## WHAT THE TASK REQUIRES
From the records below, extract only the lines running from the line with "Emit a Python" to the line with "import numpy as np", both lines included, reproducing them exactly.

---*---

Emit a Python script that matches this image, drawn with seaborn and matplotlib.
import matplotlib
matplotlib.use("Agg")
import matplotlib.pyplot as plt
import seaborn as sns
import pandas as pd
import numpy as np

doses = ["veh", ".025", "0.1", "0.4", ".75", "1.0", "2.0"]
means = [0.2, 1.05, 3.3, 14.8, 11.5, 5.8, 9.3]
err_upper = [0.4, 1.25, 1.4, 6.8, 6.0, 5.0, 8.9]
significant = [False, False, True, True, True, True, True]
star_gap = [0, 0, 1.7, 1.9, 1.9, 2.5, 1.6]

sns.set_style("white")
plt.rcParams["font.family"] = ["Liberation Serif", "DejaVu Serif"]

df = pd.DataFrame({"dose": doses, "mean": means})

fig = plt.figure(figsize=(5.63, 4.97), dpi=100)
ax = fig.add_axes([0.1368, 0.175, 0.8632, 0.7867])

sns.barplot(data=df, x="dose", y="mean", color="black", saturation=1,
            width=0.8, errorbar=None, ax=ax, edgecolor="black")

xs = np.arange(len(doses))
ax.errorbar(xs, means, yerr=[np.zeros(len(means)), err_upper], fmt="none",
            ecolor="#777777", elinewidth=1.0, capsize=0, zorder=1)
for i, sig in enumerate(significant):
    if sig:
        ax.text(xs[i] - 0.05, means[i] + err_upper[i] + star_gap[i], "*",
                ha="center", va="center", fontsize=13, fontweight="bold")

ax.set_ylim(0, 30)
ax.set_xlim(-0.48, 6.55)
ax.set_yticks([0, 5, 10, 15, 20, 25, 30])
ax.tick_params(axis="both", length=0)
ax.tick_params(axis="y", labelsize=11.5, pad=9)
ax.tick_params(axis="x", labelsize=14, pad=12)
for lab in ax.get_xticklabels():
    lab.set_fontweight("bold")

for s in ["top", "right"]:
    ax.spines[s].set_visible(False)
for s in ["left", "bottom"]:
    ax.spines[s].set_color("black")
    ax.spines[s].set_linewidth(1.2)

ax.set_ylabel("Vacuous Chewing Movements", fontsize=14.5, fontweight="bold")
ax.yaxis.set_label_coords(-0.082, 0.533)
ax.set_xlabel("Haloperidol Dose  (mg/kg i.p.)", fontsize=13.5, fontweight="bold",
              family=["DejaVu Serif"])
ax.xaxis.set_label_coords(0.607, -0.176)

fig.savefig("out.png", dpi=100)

---*---

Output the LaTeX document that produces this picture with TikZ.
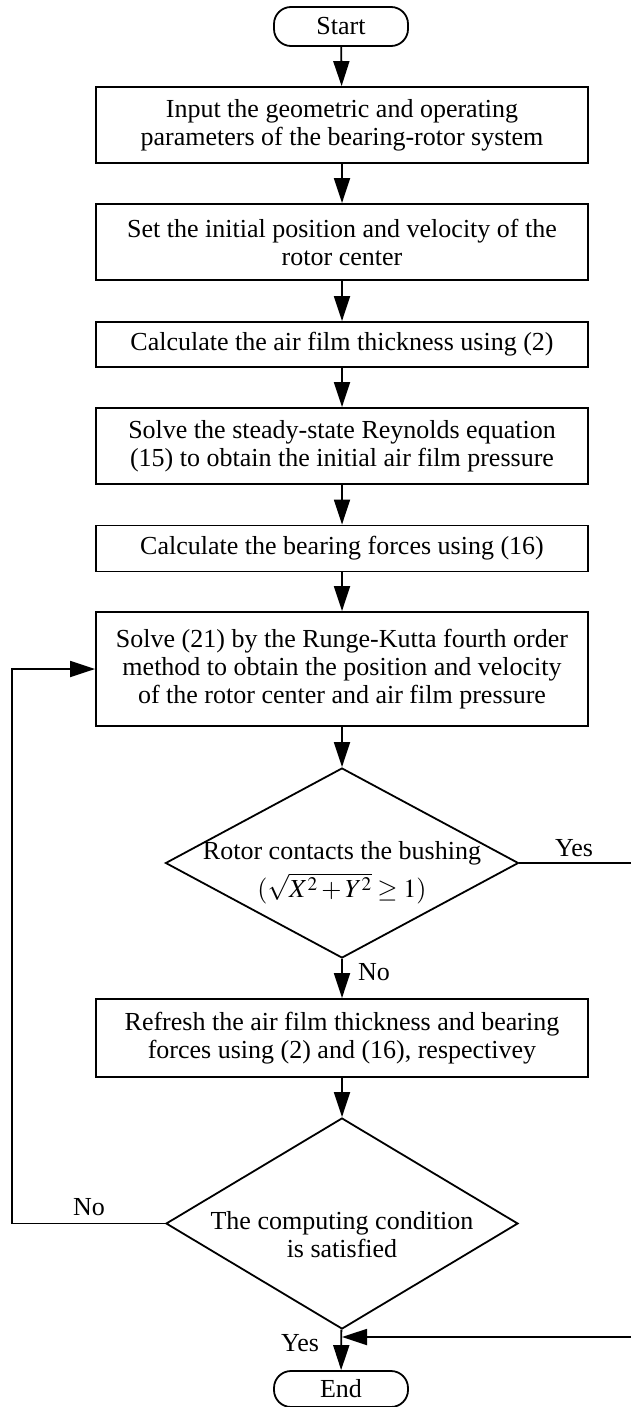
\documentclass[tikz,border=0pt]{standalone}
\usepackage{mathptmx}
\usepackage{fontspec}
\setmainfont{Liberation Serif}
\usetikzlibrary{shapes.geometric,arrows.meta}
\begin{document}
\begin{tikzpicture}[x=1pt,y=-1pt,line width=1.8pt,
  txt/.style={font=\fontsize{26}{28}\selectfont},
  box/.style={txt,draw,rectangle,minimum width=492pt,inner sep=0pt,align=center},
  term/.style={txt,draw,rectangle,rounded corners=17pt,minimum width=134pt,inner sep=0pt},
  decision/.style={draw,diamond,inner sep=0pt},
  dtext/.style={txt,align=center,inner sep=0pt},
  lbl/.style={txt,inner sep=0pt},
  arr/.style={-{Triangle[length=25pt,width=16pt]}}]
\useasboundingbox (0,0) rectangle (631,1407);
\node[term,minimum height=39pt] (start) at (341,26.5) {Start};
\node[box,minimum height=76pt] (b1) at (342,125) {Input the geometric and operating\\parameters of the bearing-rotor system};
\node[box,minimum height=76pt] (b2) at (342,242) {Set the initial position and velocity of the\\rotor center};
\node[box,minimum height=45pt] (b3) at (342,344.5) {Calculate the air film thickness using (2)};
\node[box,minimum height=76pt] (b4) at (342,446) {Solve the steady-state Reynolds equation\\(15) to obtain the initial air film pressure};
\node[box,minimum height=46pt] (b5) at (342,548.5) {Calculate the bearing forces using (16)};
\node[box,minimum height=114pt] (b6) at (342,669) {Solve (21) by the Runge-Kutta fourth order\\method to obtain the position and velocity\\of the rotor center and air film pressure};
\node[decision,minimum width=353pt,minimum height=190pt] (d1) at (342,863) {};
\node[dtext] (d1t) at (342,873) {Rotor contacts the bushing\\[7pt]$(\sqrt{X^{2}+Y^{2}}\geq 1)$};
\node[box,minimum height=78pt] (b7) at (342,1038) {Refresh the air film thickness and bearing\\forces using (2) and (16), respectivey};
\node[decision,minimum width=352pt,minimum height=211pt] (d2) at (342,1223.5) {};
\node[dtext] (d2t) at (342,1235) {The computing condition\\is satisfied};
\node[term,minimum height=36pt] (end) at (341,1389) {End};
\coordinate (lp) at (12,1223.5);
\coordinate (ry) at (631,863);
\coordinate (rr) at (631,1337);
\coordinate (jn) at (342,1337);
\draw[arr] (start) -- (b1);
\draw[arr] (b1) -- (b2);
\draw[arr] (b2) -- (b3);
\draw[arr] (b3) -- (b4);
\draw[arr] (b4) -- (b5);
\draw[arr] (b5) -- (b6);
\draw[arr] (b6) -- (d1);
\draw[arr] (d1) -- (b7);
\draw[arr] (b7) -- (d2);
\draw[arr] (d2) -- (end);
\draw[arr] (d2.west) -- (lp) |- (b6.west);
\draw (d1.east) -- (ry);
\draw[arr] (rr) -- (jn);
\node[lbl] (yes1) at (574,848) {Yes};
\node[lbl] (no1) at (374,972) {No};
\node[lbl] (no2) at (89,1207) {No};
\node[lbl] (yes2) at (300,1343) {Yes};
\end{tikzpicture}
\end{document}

---*---

## RESPONSE TO THE TASK
Emit a Python script that matches this image, drawn with seaborn and matplotlib.
import matplotlib
matplotlib.use("Agg")
import matplotlib.pyplot as plt
import seaborn as sns
import pandas as pd
import numpy as np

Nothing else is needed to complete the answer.